Justement, quels sont tes nouveaux rituels, et quels sont les mythes ou les idées auxquels tu crois ?
À l’instar de ces contes qui changent et évoluent au fil de leur transmission, mes associations personnelles, mes rêves et mes interprétations ajoutent de nouvelles couches aux récits familiers qui constituent Unternächte. Travailler sur cette série chaque année est devenu un rituel important pour moi, et ce faisant, j’invente de nouveaux mythes imaginaires qui prennent vie à travers mes images. Plutôt que de chercher à transmettre une histoire exacte, mon intention est d’inspirer les personnes qui regardent à convoquer leurs propres récits et à s’appuyer sur les histoires du passé.

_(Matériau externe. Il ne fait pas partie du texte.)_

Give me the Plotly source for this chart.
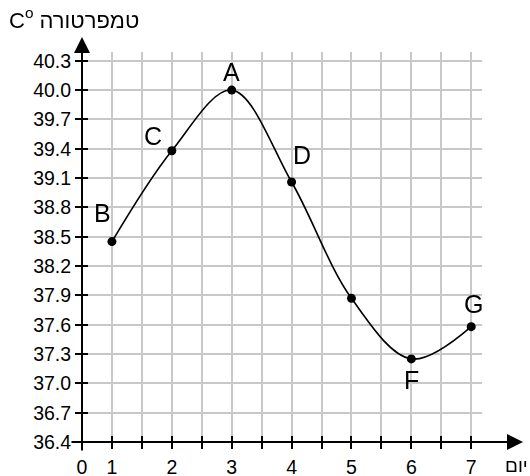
import plotly.graph_objects as go

# Temperature readings per day
days = [1, 2, 3, 4, 5, 6, 7]
temps = [38.45, 39.38, 40.0, 39.06, 37.87, 37.25, 37.58]
point_labels = ["B", "C", "A", "D", "", "F", "G"]

# Axis ticks
x_ticks = [0.5, 1, 1.5, 2, 2.5, 3, 3.5, 4, 4.5, 5, 5.5, 6, 6.5, 7]
x_tick_text = ["0", "1", "", "2", "", "3", "", "4", "", "5", "", "6", "", "7"]
y_ticks = [36.4, 36.7, 37.0, 37.3, 37.6, 37.9, 38.2, 38.5, 38.8, 39.1, 39.4, 39.7, 40.0, 40.3]
y_tick_text = ["36.4", "36.7", "37.0", "37.3", "37.6", "37.9", "38.2", "38.5",
               "38.8", "39.1", "39.4", "39.7", "40.0", "40.3"]

# label offsets (pixels) for the point letters
label_dx = [-9, -19, 0, 10, 0, 0, 2]
label_dy = [29, 15, 18, 27, 0, -21, 23]

x_range = [0.5, 7.18]
y_range = [36.4, 40.39]
font_family = "Liberation Sans, Arial, sans-serif"

fig = go.Figure()

fig.add_trace(go.Scatter(
    x=days, y=temps,
    mode="lines+markers",
    line=dict(color="black", width=1.6, shape="spline", smoothing=1.0),
    marker=dict(color="black", size=9),
    hoverinfo="x+y",
    showlegend=False
))

# invisible trace so the overlay axes (inside ticks) get drawn
fig.add_trace(go.Scatter(
    x=days, y=temps, xaxis="x2", yaxis="y2",
    mode="markers", opacity=0, hoverinfo="skip", showlegend=False
))

annotations = []
for d, t, lab, dx, dy in zip(days, temps, point_labels, label_dx, label_dy):
    if lab:
        annotations.append(dict(
            x=d, y=t, text=lab, showarrow=False,
            xshift=dx, yshift=dy,
            font=dict(size=25, color="black", family=font_family)
        ))

# axis lines with arrow heads
annotations.append(dict(
    xref="paper", yref="paper", x=1.1025, y=0, ax=-453, ay=0,
    text="", showarrow=True, arrowhead=2, arrowsize=1.6, arrowwidth=2,
    arrowcolor="black", standoff=0
))
annotations.append(dict(
    xref="paper", yref="paper", x=0, y=1.0385, ax=0, ay=415,
    text="", showarrow=True, arrowhead=2, arrowsize=1.6, arrowwidth=2,
    arrowcolor="black", standoff=0
))
# x axis title
annotations.append(dict(
    xref="paper", yref="paper", x=1.0525, y=-0.0615,
    xanchor="left", yanchor="middle",
    text="יום", showarrow=False,
    font=dict(size=19, color="black", family=font_family)
))

fig.update_layout(
    width=530, height=476,
    margin=dict(l=82, r=48, t=52, b=34, autoexpand=False),
    paper_bgcolor="white", plot_bgcolor="white",
    title=dict(text="C<sup>o</sup> טמפרטורה", x=9 / 530, xref="container", xanchor="left",
               y=1 - 20 / 476, yanchor="middle",
               font=dict(size=22, color="black", family=font_family)),
    font=dict(family=font_family, color="black"),
    xaxis=dict(range=x_range, tickvals=x_ticks, ticktext=x_tick_text,
               showgrid=True, gridcolor="#c8c8c8", gridwidth=1.5,
               zeroline=False, showline=False,
               ticks="outside", ticklen=6, tickwidth=2, tickcolor="black",
               ticklabelstandoff=2,
               tickfont=dict(size=19.5, color="black")),
    yaxis=dict(range=y_range, tickvals=y_ticks, ticktext=y_tick_text,
               showgrid=True, gridcolor="#c8c8c8", gridwidth=1.5,
               zeroline=False, showline=False,
               ticks="outside", ticklen=6, tickwidth=2, tickcolor="black",
               tickfont=dict(size=19.5, color="black")),
    xaxis2=dict(range=x_range, tickvals=x_ticks, overlaying="x", anchor="y2",
                showgrid=False, zeroline=False, showline=False,
                showticklabels=False, side="bottom",
                ticks="inside", ticklen=6, tickwidth=2, tickcolor="black"),
    yaxis2=dict(range=y_range, tickvals=y_ticks, overlaying="y", anchor="x2",
                showgrid=False, zeroline=False, showline=False,
                showticklabels=False, side="left",
                ticks="inside", ticklen=6, tickwidth=2, tickcolor="black"),
    annotations=annotations
)

# drop the default page margin so the figure sits at the window's corner
fig.write_html("out.html", config={"displayModeBar": False},
               post_script="document.body.style.margin='0px';")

Bien que je sois fascinée par les superstitions et le surnaturel, je dois admettre que je me considère comme une éternelle sceptique et que j’ai du mal à croire en quoi que ce soit. La notion de néant après la mort est souvent pour moi une source de dépression intense. Néanmoins, je crois au principe général de la préservation de l’énergie, qui suggère que nous nous transformons en quelque chose d’autre après notre mort, et que tout ce qui se trouve dans l’univers est intimement lié.
« Dans le domaine des Unternächte, une période marquée par des contrastes extrêmes – lumière et obscurité, vie et mort –, ces éclaboussures colorées représentent l’émergence d’une nouvelle existence à partir des profondeurs de la nuit, résumant l’essence même de cette période. »
Dans cette tradition, connaître l’avenir semble aussi nécessaire qu’effrayant. Comment est-il appréhendé ?
Cette question est très intéressante. Personnellement, j’estime qu’il est vain d’essayer de prédire l’avenir : les présages ne peuvent être interprétés avec précision qu’a posteriori. Néanmoins, le fait de rassembler les indices rétrospectivement peut donner un sentiment de contrôle ou suggérer une plus grande interconnexion, ce qui peut être réconfortant. Pour être tout à fait honnête, je trouve le présent suffisamment intimidant, alors je préfère ne pas trop anticiper le futur. Et j’aime aussi penser que je peux exercer au moins une certaine influence sur lui. Malgré tout, je consigne chaque année mes rêves et j’attends avec impatience qu’ils se concrétisent au cours de l’année à venir.
La plupart de tes images sont en noir et blanc et quelques-unes sont colorées, avec des accents rouges. Ont-elles une signification particulière ?
Pour moi, démêler la signification spécifique de chaque élément de mes œuvres est un processus sans fin. Je considère la création artistique comme un voyage permanent d’exploration et de révélation. En éliminant la distraction de la couleur, on peut mettre en lumière l’interconnexion de toutes les choses de la manière la plus délicieuse qui soit. Lorsqu’il est réduit à des motifs et à des structures, le tissu sous-jacent de la réalité devient plus facilement perceptible à un niveau symbolique. Cependant, certaines images dans le contexte des Unternächte nécessitent l’inclusion de la couleur, car elle peut jouer un rôle crucial dans la mise en évidence d’une ambiance ou d’une signification spécifique. Dans le domaine des Unternächte, une période marquée par des contrastes extrêmes – lumière et obscurité, vie et mort –, ces éclaboussures colorées représentent l’émergence d’une nouvelle existence à partir des profondeurs de la nuit, résumant l’essence même de cette période.